Wir bedauern ausdrücklich, dass mit der nun erwartbaren Verstärkung eines weitreichenden Konflikts um die Entwicklung der Kohleverstromung in Deutschland wichtige Jahre für den Klimaschutz verloren gehen werden und sich die für Regionen, Anwohner, Beschäftige und Unternehmen scheinbar erreichte Planungssicherheit als überaus trügerisch erweisen könnte.
Wir appellieren nachdrücklich an den Gesetzgeber, die Bund-Länder-Einigung wieder auf den von der KWSB vereinbarten Pfad zurückzuführen. (...) Wir stehen weiter hinter dem Kompromiss, sofern er wirklich ernsthaft und umfassend umgesetzt wird.“

Die Stellungnahme wurde unterzeichnet von

  • Prof. Dr. Barbara Praetorius, ehemalige Vorsitzende der Kohlekommission
  • Olaf Bandt, Vorsitzender BUND
  • Antje Grothus, Vertreterin der Tagebaubetroffenen im Rheinland
  • Martin Kaiser, Greenpeace
  • Dr.
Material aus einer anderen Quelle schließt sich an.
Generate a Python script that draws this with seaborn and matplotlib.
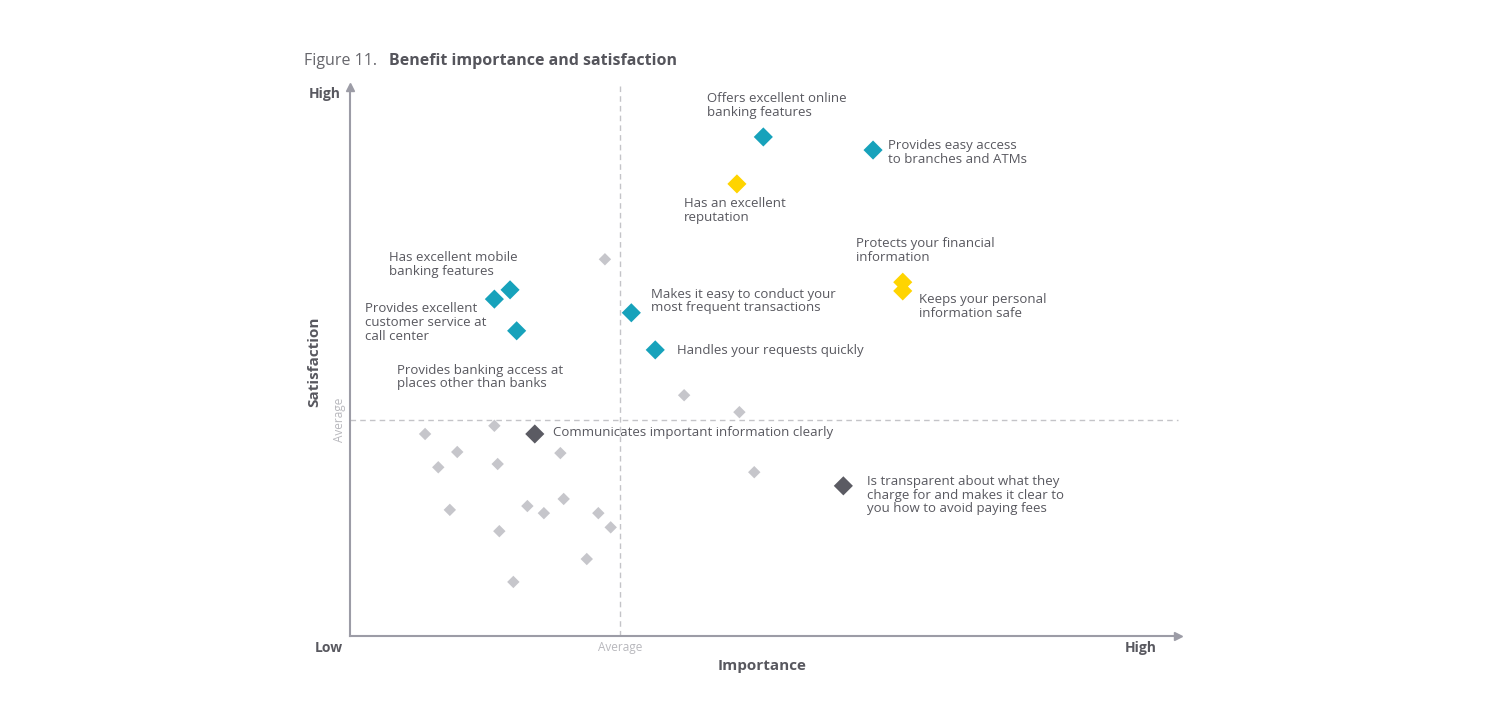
import pandas as pd
import matplotlib.pyplot as plt
import seaborn as sns

sns.set_style("white")
plt.rcParams['font.family'] = ['Open Sans', 'DejaVu Sans']

# Benefits (importance / satisfaction on a 0-100 relative scale)
benefits = [
    "Offers excellent online\nbanking features",
    "Provides easy access\nto branches and ATMs",
    "Has excellent mobile\nbanking features",
    "Provides excellent\ncustomer service at\ncall center",
    "Provides banking access at\nplaces other than banks",
    "Makes it easy to conduct your\nmost frequent transactions",
    "Handles your requests quickly",
    "Has an excellent\nreputation",
    "Protects your financial\ninformation",
    "Keeps your personal\ninformation safe",
    "Communicates important information clearly",
    "Is transparent about what they\ncharge for and makes it clear to\nyou how to avoid paying fees",
]
importance = [50.1, 63.4, 19.4, 17.5, 20.2, 34.1, 37.0, 46.9, 67.0, 67.0, 22.4, 59.8]
satisfaction = [91.4, 89.0, 63.4, 61.7, 55.9, 59.2, 52.4, 82.8, 64.8, 63.2, 37.0, 27.5]
group = ["teal"] * 7 + ["yellow"] * 3 + ["dark"] * 2

# other (unlabelled) benefits
other_importance = [30.9, 40.5, 47.2, 49.0, 9.1, 17.5, 13.0, 10.7, 17.9, 25.5,
                    12.1, 21.5, 23.5, 25.9, 30.1, 31.6, 18.1, 28.7, 19.8]
other_satisfaction = [69.0, 44.1, 41.0, 30.0, 37.0, 38.5, 33.7, 30.9, 31.5, 33.5,
                      23.1, 23.8, 22.5, 25.1, 22.5, 19.9, 19.2, 14.1, 9.9]

avg_importance = 32.7
avg_satisfaction = 39.6

df = pd.DataFrame({"benefit": benefits, "importance": importance,
                   "satisfaction": satisfaction, "group": group})
others = pd.DataFrame({"importance": other_importance, "satisfaction": other_satisfaction})

palette = {"teal": "#17a2bb", "yellow": "#ffd400", "dark": "#5b5b63"}
txt = "#58585f"
axis_col = "#9c9ca6"

fig = plt.figure(figsize=(14.9, 7.2), dpi=100)
ax = fig.add_axes([350 / 1490, 1 - 636 / 720, 825 / 1490, 546 / 720])
ax.set_xlim(0, 100)
ax.set_ylim(0, 100)

ax.axvline(avg_importance, color="#c4c4c8", lw=1, ls=(0, (4, 3)), ymax=1.01, clip_on=False)
ax.axhline(avg_satisfaction, color="#c4c4c8", lw=1, ls=(0, (4, 3)), xmax=1.004, clip_on=False)

sns.scatterplot(data=others, x="importance", y="satisfaction", marker="D", s=40,
                color="#c6c6cb", edgecolor="none", ax=ax, zorder=3)
sns.scatterplot(data=df, x="importance", y="satisfaction", hue="group", palette=palette,
                marker="D", s=95, edgecolor="none", legend=False, ax=ax, zorder=4)

# label offsets in pixels (text top-left relative to point)
offsets = [(-56, 45), (15, 11), (-121, 39), (-129, -3), (-120, -33), (20, 25), (22, 6),
           (-53, -13), (-47, 45), (16, -2), (18, 8), (24, 11)]
for i, row in df.iterrows():
    ax.annotate(row["benefit"], (row["importance"], row["satisfaction"]),
                xytext=offsets[i], textcoords="offset pixels", ha="left", va="top",
                fontsize=9.5, color=txt, linespacing=1.07, zorder=5)

for side in ["top", "right"]:
    ax.spines[side].set_visible(False)
for side in ["left", "bottom"]:
    ax.spines[side].set_color(axis_col)
    ax.spines[side].set_linewidth(1.5)
ax.plot(1.004, 0, ">", color=axis_col, ms=6, transform=ax.transAxes, clip_on=False)
ax.plot(0, 1.006, "^", color=axis_col, ms=6, transform=ax.transAxes, clip_on=False)
ax.set_xticks([])
ax.set_yticks([])
ax.set_xlabel("")
ax.set_ylabel("")

# axis annotations
fig.text(341 / 1490, 1 - 94 / 720, "High", fontsize=10, fontweight="bold", color=txt,
         ha="right", va="center")
fig.text(315 / 1490, 1 - 648 / 720, "Low", fontsize=10, fontweight="bold", color=txt, va="center")
fig.text(1125 / 1490, 1 - 648 / 720, "High", fontsize=10, fontweight="bold", color=txt, va="center")
fig.text(620 / 1490, 1 - 648 / 720, "Average", fontsize=8.5, color="#b8b8bd", ha="center", va="center")
fig.text(339 / 1490, 1 - 420 / 720, "Average", fontsize=8.5, color="#b8b8bd", rotation=90,
         ha="center", va="center")
fig.text(762 / 1490, 1 - 666 / 720, "Importance", fontsize=11, fontweight="bold", color=txt,
         ha="center", va="center")
fig.text(314 / 1490, 1 - 362 / 720, "Satisfaction", fontsize=11, fontweight="bold", color=txt,
         rotation=90, ha="center", va="center")

# title
fig.text(304 / 1490, 1 - 61 / 720, "Figure 11.", fontsize=11.5, color="#66666c", va="center")
fig.text(389 / 1490, 1 - 61 / 720, "Benefit importance and satisfaction", fontsize=11.5,
         fontweight="bold", color="#55555c", va="center")

plt.savefig("out.png", dpi=100)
Felix Christian Matthes, Energieexperte
  • Prof. Dr. Kai Niebert, Präsident des Umweltdachverbandes Deutscher Naturschutzring
  • Dipl. Ing. Reiner Priggen, Landesverband Erneuerbare Energien NRW
  • Prof. Dr. Hans Joachim Schellnhuber, Klimaforscher

(Die Vertreterin der Lausitzer Tagebaubetroffenen, Hannelore Wodtke, hatte dem Kommissionsbericht schon im Januar 2019 nicht zustimmen können, weil er keine eindeutigen Aussagen zum Verzicht auf weitere Umsiedlungen und Abbaugebiete enthielt.)